Wednesday, December 22, 2010

Christmas Is...


I remember many years ago Rich’s Department Store advertising came out with the statement CHRISTMAS IS RICH’S* Or was it RICH’S IS CHRISTMAS?

Either way, it meant just about the same.

Jennie Tate Anderson** got up a campaign to end the slogan and I think she succeeded. Or, maybe it was too late to stop it for that year, but I don’t recall seeing the slogan the next Christmas season.

Now, it might be time to rethink the statement Rich’s is Christmas. Use Rich’s as a noun that describes wealthy people and not the department stores. And change ”is” to “get”. Now it might read something like “The Rich get Christmas.” That implies that the poor don’t, which is true.

I heard on the news lately that with this out of whack economy there is a bigger gap between the Have’s and Have Nots. The rich are getting richer and poor are getting poorer.

It reminds me once I heard a person who grew up in a poor family saY he thought he and his siblings were bad and his well-off school mates were good because Santa left them presents at Christmas. And of course it was common knowledge that Santa left presents only to the good little boys and girls.
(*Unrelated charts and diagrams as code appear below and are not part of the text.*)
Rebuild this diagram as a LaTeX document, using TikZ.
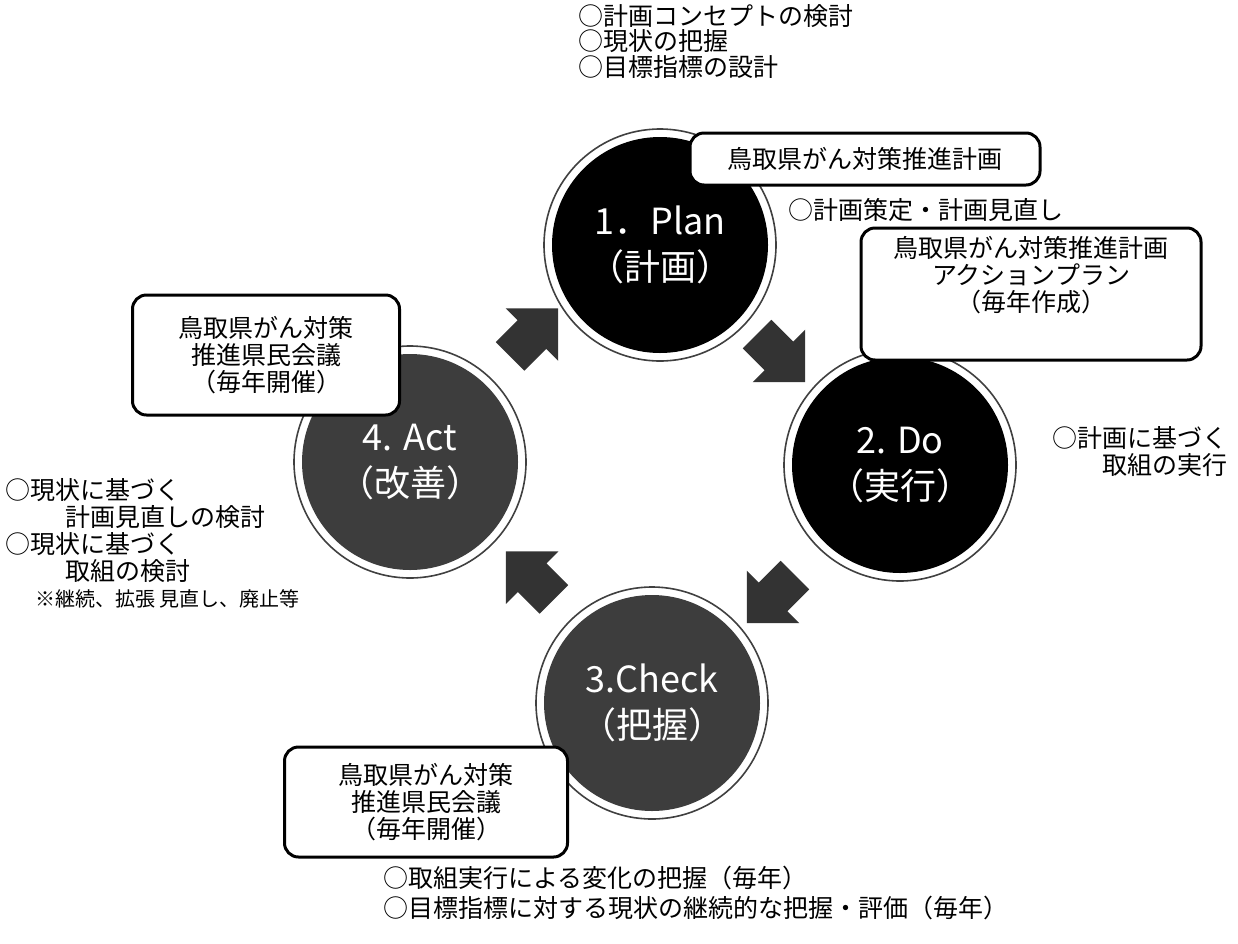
\documentclass[tikz,border=0pt]{standalone}
\usepackage{fontspec}
\setmainfont{Noto Sans CJK JP}
\usetikzlibrary{shapes.arrows,calc}
\begin{document}
\begin{tikzpicture}[x=1pt,y=-1pt,
  disk/.style={circle, minimum size=216pt, inner sep=0pt, text=white, align=center, font=\fontsize{36}{46}\selectfont},
  ring/.style={draw=black!75, line width=1.6pt},
  callout/.style={draw=black, line width=3pt, rounded corners=14pt, fill=white, align=center, inner sep=0pt, font=\fontsize{25}{27}\selectfont},
  note/.style={font=\fontsize{25}{27}\selectfont, inner sep=0pt},
  fatarrow/.style={single arrow, fill=black!80, draw=none, inner xsep=0pt, inner ysep=20pt, minimum height=68pt, single arrow head extend=17pt}
]
\useasboundingbox (0,0) rectangle (1238,943);
\fill[white] (0,0) rectangle (1238,943);

% circles
\node[disk, fill=black] (plan) at (660,245) {1．Plan\\（計画）};
\node[disk, fill=black] (do) at (900,465) {2. Do\\（実行）};
\node[disk, fill=black!76] (check) at (652,703) {3.Check\\（把握）};
\node[disk, fill=black!76] (act) at (410,462) {4. Act\\（改善）};
\foreach \c in {plan,do,check,act} \draw[ring] (\c) circle (116);

% arrows
\node[fatarrow, rotate=-45] (a12) at ($(plan)!0.5!(do)+(-6,-4)$) {};
\node[fatarrow, rotate=-135] (a23) at ($(do)!0.5!(check)+(2,8)$) {};
\node[fatarrow, rotate=135] (a34) at ($(check)!0.5!(act)+(6,0)$) {};
\node[fatarrow, rotate=45] (a41) at ($(act)!0.5!(plan)+(-8,-14)$) {};

% callouts
\node[callout, minimum width=350pt, minimum height=52pt] (planbox) at (865,159) {鳥取県がん対策推進計画};
\node[callout, minimum width=340pt, minimum height=132pt] (dobox) at (1031,294) {鳥取県がん対策推進計画\\アクションプラン\\（毎年作成）\rule[-40pt]{0pt}{0pt}};
\node[callout, minimum width=267pt, minimum height=120pt] (actbox) at (266,355) {鳥取県がん対策\\推進県民会議\\（毎年開催）};
\node[callout, minimum width=283pt, minimum height=110pt] (checkbox) at (426,802) {鳥取県がん対策\\推進県民会議\\（毎年開催）};

% notes
\node[note, align=left, anchor=north west, font=\fontsize{25}{25.5}\selectfont] (plannote) at (578,4) {○計画コンセプトの検討\\○現状の把握\\○目標指標の設計};
\node[note, anchor=west] (plannote2) at (788,210) {○計画策定・計画見直し};
\node[note, align=right, anchor=north east] (donote) at (1228,426) {○計画に基づく\\取組の実行};
\node[note, align=left, anchor=north west] (actnote) at (5,478) {○現状に基づく\\\hspace*{60pt}計画見直しの検討\\○現状に基づく\\\hspace*{60pt}取組の検討};
\node[note, anchor=north west, font=\fontsize{20}{22}\selectfont] (actnote2) at (35,589) {※継続、拡張 見直し、廃止等};
\node[note, align=left, anchor=north west, font=\fontsize{25}{30}\selectfont] (checknote) at (383,866) {○取組実行による変化の把握（毎年）\\○目標指標に対する現状の継続的な把握・評価（毎年）};
\end{tikzpicture}
\end{document}
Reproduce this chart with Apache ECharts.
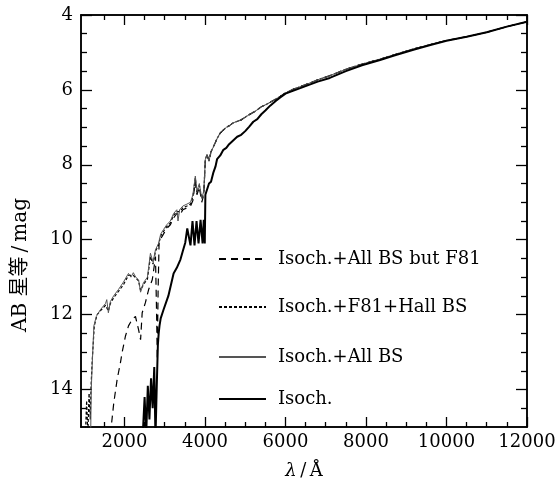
<!DOCTYPE html>
<html><head><meta charset="utf-8">
<script src="https://cdn.jsdelivr.net/npm/echarts@6/dist/echarts.min.js"></script>
<style>html,body{margin:0;padding:0;background:#fff}#c{width:560px;height:497px}</style>
</head><body><div id="c"></div>
<script>
// ---- tick definitions ----
const xMajor = [2000, 4000, 6000, 8000, 10000, 12000];
const xMinor = [1500, 2500, 3000, 3500, 4500, 5000, 5500, 6500, 7000, 7500, 8500, 9000, 9500, 10500, 11000, 11500];
const yMajor = [4, 6, 8, 10, 12, 14];
const yMinor = [4.5, 5, 5.5, 6.5, 7, 7.5, 8.5, 9, 9.5, 10.5, 11, 11.5, 12.5, 13, 13.5, 14.5];

// ---- series names ----
const names = ['Isoch.+All BS but F81', 'Isoch.+F81+Hall BS', 'Isoch.+All BS', 'Isoch.'];

// ---- long-wavelength part (shared grid) ----
const lamRed = [4010, 4050, 4100, 4150, 4210, 4260, 4300, 4380, 4457, 4530, 4600, 4700, 4800, 4900, 5000, 5100, 5200, 5300, 5400, 5500, 5620, 5750, 5870, 6000, 6200, 6500, 6800, 7100, 7500, 7900, 8350, 8700, 9200, 9600, 10000, 10500, 11000, 11500, 12000];
const isoRed = [8.8, 8.75, 8.5, 8.45, 8.2, 8.05, 7.85, 7.75, 7.6, 7.55, 7.45, 7.35, 7.25, 7.2, 7.1, 6.98, 6.85, 6.78, 6.65, 6.55, 6.42, 6.3, 6.2, 6.1, 6.02, 5.9, 5.78, 5.68, 5.5, 5.34, 5.2, 5.08, 4.92, 4.8, 4.69, 4.58, 4.46, 4.31, 4.18];
const bsRed = [7.85, 7.73, 7.9, 7.65, 7.52, 7.4, 7.3, 7.15, 7.07, 7.0, 6.96, 6.88, 6.84, 6.8, 6.73, 6.66, 6.6, 6.53, 6.45, 6.4, 6.33, 6.25, 6.17, 6.08, 5.98, 5.86, 5.73, 5.62, 5.45, 5.31, 5.18, 5.06, 4.9, 4.79, 4.68, 4.58, 4.46, 4.31, 4.18];

// ---- short-wavelength parts ----
const lamIsoBlue = [2450, 2500, 2540, 2580, 2620, 2660, 2700, 2740, 2770, 2800, 2830, 2850, 2870, 2900, 2970, 3090, 3220, 3300, 3390, 3450, 3510, 3560, 3590, 3640, 3690, 3740, 3790, 3840, 3890, 3940, 3970, 3995];
const isoBlue = [15.3, 14.2, 15.2, 13.9, 14.8, 13.7, 14.5, 13.4, 15.3, 14.0, 12.8, 12.5, 12.3, 12.1, 11.87, 11.5, 10.9, 10.75, 10.53, 10.3, 10.08, 9.7, 9.65, 10.15, 9.5, 10.15, 9.5, 10.1, 9.47, 10.1, 9.47, 10.1];

const lamAllBlue = [1160, 1175, 1200, 1240, 1300, 1400, 1530, 1560, 1600, 1650, 1730, 1850, 1975, 2100, 2160, 2220, 2280, 2350, 2400, 2470, 2570, 2645, 2710, 2770, 2845, 2900, 2968, 3050, 3140, 3220, 3300, 3330, 3370, 3450, 3550, 3640, 3700, 3760, 3800, 3860, 3920, 3970];
const allBlue = [15.2, 14.0, 13.3, 12.3, 12.05, 11.87, 11.7, 11.6, 11.95, 11.65, 11.5, 11.33, 11.13, 10.9, 11.0, 10.88, 11.0, 11.07, 11.4, 11.15, 11.0, 10.36, 10.6, 10.27, 10.1, 9.85, 9.73, 9.6, 9.5, 9.3, 9.2, 9.5, 9.2, 9.1, 9.05, 9.0, 8.8, 8.3, 8.7, 8.5, 8.9, 8.7];

const lamHallBlue = [1030, 1060, 1090, 1120, 1150, 1170, 1200, 1250, 1320, 1400, 1530, 1600, 1650, 1730, 1850, 1975, 2100, 2220, 2350, 2400, 2470, 2570, 2645, 2710, 2770, 2845, 2900, 2968, 3050, 3140, 3220, 3300, 3370, 3450, 3550, 3640, 3700, 3760, 3800, 3860, 3920, 3970];
const hallBlue = [15.2, 14.3, 15.2, 14.1, 14.8, 13.9, 13.2, 12.3, 12.0, 11.9, 11.75, 11.9, 11.7, 11.55, 11.38, 11.2, 10.95, 10.95, 11.1, 11.35, 11.2, 11.05, 10.45, 10.65, 10.3, 10.15, 9.9, 9.78, 9.65, 9.55, 9.35, 9.25, 9.25, 9.15, 9.1, 9.05, 8.85, 8.35, 8.75, 8.55, 8.9, 8.75];

const lamNoF81Blue = [1650, 1735, 1818, 1900, 1943, 2025, 2100, 2190, 2273, 2350, 2400, 2440, 2520, 2600, 2690, 2740, 2770, 2795, 2815, 2835, 2860, 2968, 3050, 3140, 3220, 3300, 3370, 3450, 3550, 3640, 3700, 3760, 3800, 3860, 3920, 3970];
const noF81Blue = [15.2, 14.35, 13.73, 13.28, 13.0, 12.57, 12.3, 12.13, 12.05, 12.4, 12.67, 11.95, 11.68, 11.33, 11.07, 10.7, 10.45, 11.8, 13.2, 11.4, 10.05, 9.85, 9.7, 9.6, 9.42, 9.3, 9.35, 9.2, 9.15, 9.1, 8.95, 8.45, 8.8, 8.6, 9.0, 8.8];

function pairs(l1, v1, l2, v2) {
  const out = [];
  for (let i = 0; i < l1.length; i++) out.push([l1[i], v1[i]]);
  for (let i = 0; i < l2.length; i++) out.push([l2[i], v2[i]]);
  return out;
}

const FONT = '"DejaVu Serif", "Noto Sans CJK SC", serif';
const X_MIN = 920, X_MAX = 12000, Y_MIN = 4, Y_MAX = 15;
const plain = v => String(v);

function xAx(pos, vals, len, labels, extra) {
  return Object.assign({
    type: 'value', min: X_MIN, max: X_MAX, position: pos,
    axisLine: { show: true, lineStyle: { color: '#000', width: 1.5 } },
    axisTick: { show: true, inside: true, length: len, customValues: vals, lineStyle: { color: '#000', width: 1.3 } },
    axisLabel: labels ? { show: true, customValues: vals, formatter: plain, fontFamily: FONT, fontSize: 18, color: '#000', margin: 6 } : { show: false },
    splitLine: { show: false }
  }, extra || {});
}
function yAx(pos, vals, len, labels, extra) {
  return Object.assign({
    type: 'value', min: Y_MIN, max: Y_MAX, inverse: true, position: pos,
    axisLine: { show: true, lineStyle: { color: '#000', width: 1.5 } },
    axisTick: { show: true, inside: true, length: len, customValues: vals, lineStyle: { color: '#000', width: 1.3 } },
    axisLabel: labels ? { show: true, customValues: vals, formatter: plain, fontFamily: FONT, fontSize: 18, color: '#000', margin: 8 } : { show: false },
    splitLine: { show: false }
  }, extra || {});
}

const styles = [
  { color: '#000', width: 1.2, type: [7, 5] },
  { color: '#000', width: 1.2, type: [3, 2] },
  { color: '#555', width: 1 },
  { color: '#000', width: 2 }
];
const datas = [
  pairs(lamNoF81Blue, noF81Blue, lamRed, bsRed),
  pairs(lamHallBlue, hallBlue, lamRed, bsRed),
  pairs(lamAllBlue, allBlue, lamRed, bsRed),
  pairs(lamIsoBlue, isoBlue, lamRed, isoRed)
];
const legendY = [257, 305, 355, 397];

const chart = echarts.init(document.getElementById('c'), null, { renderer: 'canvas' });
chart.setOption({
  animation: false,
  backgroundColor: '#fff',
  grid: { left: 81, right: 33, top: 15, bottom: 70, containLabel: false },
  xAxis: [
    xAx('bottom', xMajor, 10, true, {
      name: '{i|λ}\u2009/\u2009Å', nameLocation: 'middle', nameGap: 35,
      nameTextStyle: { fontFamily: FONT, fontSize: 18, color: '#000', rich: { i: { fontStyle: 'italic', fontFamily: FONT, fontSize: 18, color: '#000' } } }
    }),
    xAx('bottom', xMinor, 5, false),
    xAx('top', xMajor, 10, false),
    xAx('top', xMinor, 5, false)
  ],
  yAxis: [
    yAx('left', yMajor, 11, true),
    yAx('left', yMinor, 6, false),
    yAx('right', yMajor, 11, false),
    yAx('right', yMinor, 6, false)
  ],
  legend: names.map((n, i) => ({
    data: [n], left: 218, top: legendY[i] - 7, itemWidth: 47, itemHeight: 14, padding: 0,
    itemStyle: { opacity: 0 },
    textStyle: { fontFamily: FONT, fontSize: 18, color: '#000', padding: [0, 0, 0, 7] },
    selectedMode: false
  })),
  graphic: [{
    type: 'text', x: 21, y: 265, rotation: Math.PI / 2,
    style: { text: 'AB 星等\u2009/\u2009mag', font: '20px ' + FONT, align: 'center', verticalAlign: 'middle', fill: '#000' }
  }],
  series: names.map((n, i) => ({
    name: n, type: 'line', xAxisIndex: 0, yAxisIndex: 0,
    symbol: 'none', showSymbol: false, clip: true,
    lineStyle: styles[i], itemStyle: { color: styles[i].color },
    data: datas[i], z: 2 + i
  }))
});
</script></body></html>
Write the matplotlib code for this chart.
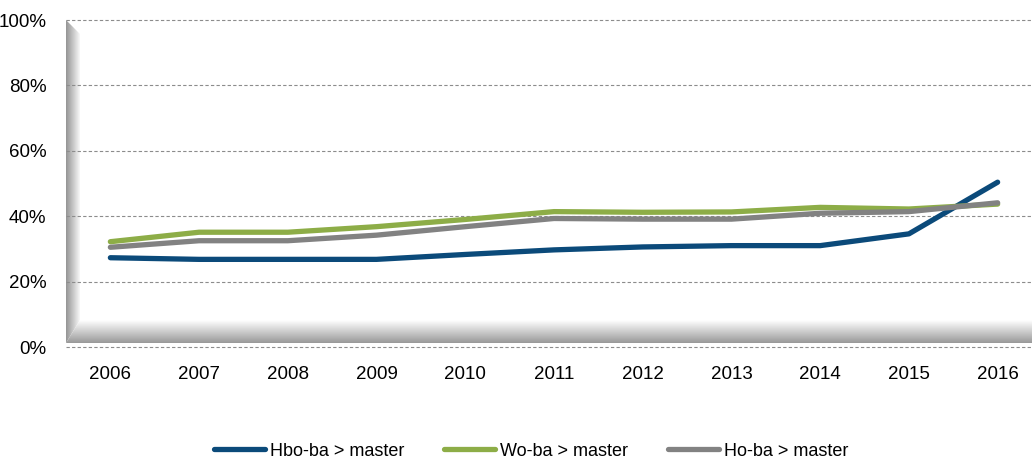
import numpy as np
import matplotlib.pyplot as plt
from matplotlib.patches import Polygon
from matplotlib.ticker import PercentFormatter

# --- data ---
years = ["2006", "2007", "2008", "2009", "2010", "2011", "2012", "2013", "2014", "2015", "2016"]
hbo = [27.3, 26.8, 26.8, 26.8, 28.3, 29.7, 30.6, 31.0, 31.0, 34.6, 50.4]
wo = [32.2, 35.1, 35.1, 36.8, 39.0, 41.4, 41.2, 41.3, 42.7, 42.2, 43.7]
ho = [30.5, 32.5, 32.5, 34.2, 36.8, 39.3, 39.1, 39.1, 40.9, 41.4, 44.1]
labels = ["Hbo-ba > master", "Wo-ba > master", "Ho-ba > master"]
colors = ["#0B4A7A", "#8DAD47", "#828282"]

plt.rcParams["font.family"] = ["Liberation Sans", "DejaVu Sans"]

fig = plt.figure(figsize=(10.32, 4.62), dpi=100)
W, H = 1032, 462
x0, x1, y0, y1 = 66, 1042, 347, 20
ax = fig.add_axes([x0 / W, (H - y0) / H, (x1 - x0) / W, (y0 - y1) / H])

x = np.arange(len(years))
xmin, xmax = -0.5, len(years) - 0.5
ax.set_xlim(xmin, xmax)
ax.set_ylim(0, 100)

# 3D-looking wall and floor (bevelled frame)
px = (xmax - xmin) / (x1 - x0)   # data units per pixel, x
py = 100 / (y0 - y1)             # data units per pixel, y
wx = 14 * px
fb, ft = 4 * py, 27 * py
wall = np.linspace(0.58, 1.0, 64).reshape(1, -1)
im = ax.imshow(wall, extent=(xmin, xmin + wx, fb, 100), cmap="gray", vmin=0, vmax=1,
               aspect="auto", zorder=0.2, interpolation="bilinear")
im.set_clip_path(Polygon([(xmin, 100), (xmin + wx, 100 - 14 * py), (xmin + wx, ft),
                          (xmin, fb)], closed=True, transform=ax.transData))
floor = np.linspace(1.0, 0.6, 64).reshape(-1, 1)
im2 = ax.imshow(floor, extent=(xmin, xmax, fb, ft), cmap="gray", vmin=0, vmax=1,
                aspect="auto", zorder=0.2, interpolation="bilinear")
im2.set_clip_path(Polygon([(xmin, fb), (xmin + wx, ft), (xmax, ft), (xmax, fb)],
                          closed=True, transform=ax.transData))
ax.set_xlim(xmin, xmax)
ax.set_ylim(0, 100)

ax.set_yticks(np.arange(0, 101, 20))
ax.yaxis.set_major_formatter(PercentFormatter(decimals=0))
ax.grid(axis="y", color="#8c8c8c", linestyle=(0, (3, 2)), linewidth=0.8)
ax.set_axisbelow(True)
for gl in ax.get_ygridlines():
    gl.set_clip_on(False)
ax.set_xticks(x)
ax.set_xticklabels(years)
ax.tick_params(length=0, labelsize=13.5)
ax.tick_params(axis="x", pad=14)
ax.tick_params(axis="y", pad=14)
for s in ax.spines.values():
    s.set_visible(False)

for vals, lab, c in zip([hbo, wo, ho], labels, colors):
    ax.plot(x, vals, color=c, lw=3.8, label=lab, solid_capstyle="round",
            solid_joinstyle="round", zorder=3)

fig.legend(loc="center", bbox_to_anchor=(0.515, (H - 451) / H), ncol=3,
           frameon=False, fontsize=13, handlelength=2.8, columnspacing=2.2,
           handletextpad=0.3)

fig.savefig("out.png", dpi=100)
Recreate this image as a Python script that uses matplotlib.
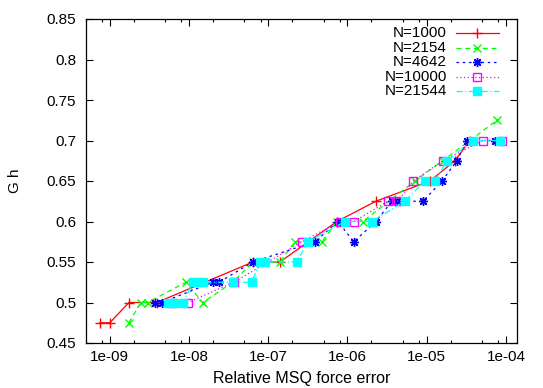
import numpy as np
import matplotlib
matplotlib.use("Agg")
import matplotlib.pyplot as plt
from matplotlib.ticker import LogLocator, FixedLocator, NullFormatter

plt.rcParams['font.family'] = ['Liberation Sans', 'DejaVu Sans']

# data: force error vs G h
err_1000 = [7.5e-10, 1.0e-9, 1.74e-9, 3.9e-9, 6.4e-8, 1.4e-7, 7.35e-7, 2.28e-6, 1.1e-5, 2.27e-5, 3.5e-5]
gh_1000 = [0.475, 0.475, 0.5, 0.5, 0.55, 0.55, 0.6, 0.625, 0.65, 0.675, 0.7]

err_2154 = [1.74e-9, 2.46e-9, 3.0e-9, 9.1e-9, 1.49e-8, 3.57e-8, 6.4e-8, 1.4e-7, 2.17e-7,
            4.75e-7, 7.35e-7, 1.56e-6, 7.1e-6, 1.6e-5, 7.7e-5]
gh_2154 = [0.475, 0.5, 0.5, 0.525, 0.5, 0.525, 0.55, 0.55, 0.575,
           0.575, 0.6, 0.6, 0.65, 0.675, 0.725]

err_4642 = [3.7e-9, 4.5e-9, 2.0e-8, 2.38e-8, 6.4e-8, 3.87e-7, 7.57e-7, 1.2e-6,
            2.28e-6, 3.64e-6, 4.2e-6, 8.96e-6, 1.56e-5, 2.4e-5, 3.22e-5, 7.26e-5]
gh_4642 = [0.5, 0.5, 0.525, 0.525, 0.55, 0.575, 0.6, 0.575,
           0.6, 0.625, 0.625, 0.625, 0.65, 0.675, 0.7, 0.7]

err_10000 = [6.1e-9, 9.7e-9, 3.68e-8, 2.66e-7, 8.0e-7, 1.2e-6, 3.24e-6, 4.33e-6,
             6.7e-6, 1.6e-5, 5.13e-5, 8.9e-5]
gh_10000 = [0.5, 0.5, 0.525, 0.575, 0.6, 0.6, 0.625, 0.625,
            0.65, 0.675, 0.7, 0.7]

err_21544 = [5.4e-9, 6.4e-9, 8.35e-9, 1.12e-8, 1.29e-8, 1.49e-8, 3.57e-8, 6.2e-8,
             7.84e-8, 9.06e-8, 2.3e-7, 3.16e-7, 9.27e-7, 2.03e-6, 5.31e-6,
             9.49e-6, 1.27e-5, 1.8e-5, 3.83e-5, 8.4e-5]
gh_21544 = [0.5, 0.5, 0.5, 0.525, 0.525, 0.525, 0.525, 0.525,
            0.55, 0.55, 0.55, 0.575, 0.6, 0.6, 0.625,
            0.65, 0.65, 0.675, 0.7, 0.7]

series = [
    ("N=1000", err_1000, gh_1000, "#ff0000", "-", "+", "none"),
    ("N=2154", err_2154, gh_2154, "#00ff00", (0, (4, 3)), "x", "none"),
    ("N=4642", err_4642, gh_4642, "#0000ff", (0, (2, 3)), (8, 2, 0), "none"),
    ("N=10000", err_10000, gh_10000, "#ff00ff", (0, (1, 2)), "s", "none"),
    ("N=21544", err_21544, gh_21544, "#00ffff", (0, (5, 2, 1, 2)), "s", "#00ffff"),
]

fig = plt.figure(figsize=(5.43, 3.88), dpi=100)
ax = fig.add_axes([86/543, 1-343/388, (517-86)/543, (343-19)/388])

msize = {"+": 7, "x": 6, "s": 5.5}
for i, (lab, x, y, c, ls, mk, fc) in enumerate(series):
    ms = msize.get(mk, 6.5) if isinstance(mk, str) else 6.5
    ax.plot(x, y, color=c, linestyle=ls, linewidth=0.9, marker=mk, markersize=ms,
            markerfacecolor=fc, markeredgecolor=c, markeredgewidth=1.0)
    # gnuplot-style key, drawn by hand
    ly = 1 - (33 - 19 + i*14.6)/324
    ax.text((447-86)/431, ly, lab, transform=ax.transAxes, ha='right', va='center', fontsize=11)
    ax.plot([(456-86)/431, (499-86)/431], [ly, ly], transform=ax.transAxes, color=c,
            linestyle=ls, linewidth=0.9, clip_on=False)
    ax.plot([(477-86)/431], [ly], transform=ax.transAxes, marker=mk, markersize=ms,
            markerfacecolor=fc, markeredgecolor=c, markeredgewidth=1.0, color=c, clip_on=False)

ax.set_xscale('log')
ax.set_xlim(5e-10, 1.38e-4)
ax.set_ylim(0.45, 0.85)
ax.xaxis.set_major_locator(FixedLocator([1e-9, 1e-8, 1e-7, 1e-6, 1e-5, 1e-4]))
ax.set_xticklabels(["1e-09", "1e-08", "1e-07", "1e-06", "1e-05", "1e-04"])
ax.xaxis.set_minor_locator(LogLocator(base=10, subs=[2, 5, 8], numticks=30))
ax.xaxis.set_minor_formatter(NullFormatter())
ax.set_yticks([0.45, 0.5, 0.55, 0.6, 0.65, 0.7, 0.75, 0.8, 0.85])
ax.set_yticklabels(["0.45", "0.5", "0.55", "0.6", "0.65", "0.7", "0.75", "0.8", "0.85"])

ax.tick_params(which='both', direction='in', top=True, right=True, labelsize=11)
ax.tick_params(which='major', length=5, width=0.8)
ax.tick_params(which='minor', length=2.5, width=0.8)
ax.tick_params(axis='y', pad=7)
ax.tick_params(axis='x', pad=5)
for s in ax.spines.values():
    s.set_linewidth(0.9)

ax.set_xlabel("Relative MSQ force error", fontsize=11.5, labelpad=5)
ax.set_ylabel("G h", fontsize=11, labelpad=18)

fig.savefig("out.png", dpi=100)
Yes Virginia, there is a Santa Claus.

*In a way, you can’t blame Rich’s for thinking they were Christmas, in the Atlanta area anyway. They started the Christmas season each year by the ceremoniously lighting of the famous Christmas tree that was always very tall and usually cut down in north Georgia. They documented the tree’s trip to Atlanta each year on the local news and interviewed the ones who owned it. Rich’s was two buildings on Forsyth Street. There was a multi-level bridge above Forsyth Street which connected the two Rich’s buildings. There were either four or five levels. During the famous lighting of the Christmas Tree every Thanksgiving night, different entertainers would sing or recite something from each level, at different times, of course. Then also, during the Christmas shopping season on top of one of the Rich’s buildings on Forsyth Street was the famous Pink Pig Railway. It was a little choo choo train with an engine that looked like a pink pig. Kids loved to go shopping with their parents to get to ride the Pink Pig.

The downtown Rich’s has been bulldozed away and Macy’s now owns the shopping centers Rich’s which now are, of course, Macy’s, and the Pink Pig is at one of them and so is the lighting of the Christmas Tree, but it just isn’t the same.

**Mrs. Anderson was very much a philanthropist locally. she and her husband helped the needy in Marietta in many ways. Once after I got out of the Navy I went to a presentation to save our landmarks in Cobb County. The speaker was Mrs. Anderson (I think she also ran the slide projector). Also, she was an office volunteer in the office at Marietta High School.

1 comment:

Melanie said...

I rode the Pink Pig once back then. My aunt rode with us so my parents could do some shopping. Great idea...but the problem was that the Pink Pig ran along the ceiling of the toy department. Guess who we saw... The Pig also went around the base of the tree. Man! those were big ornaments!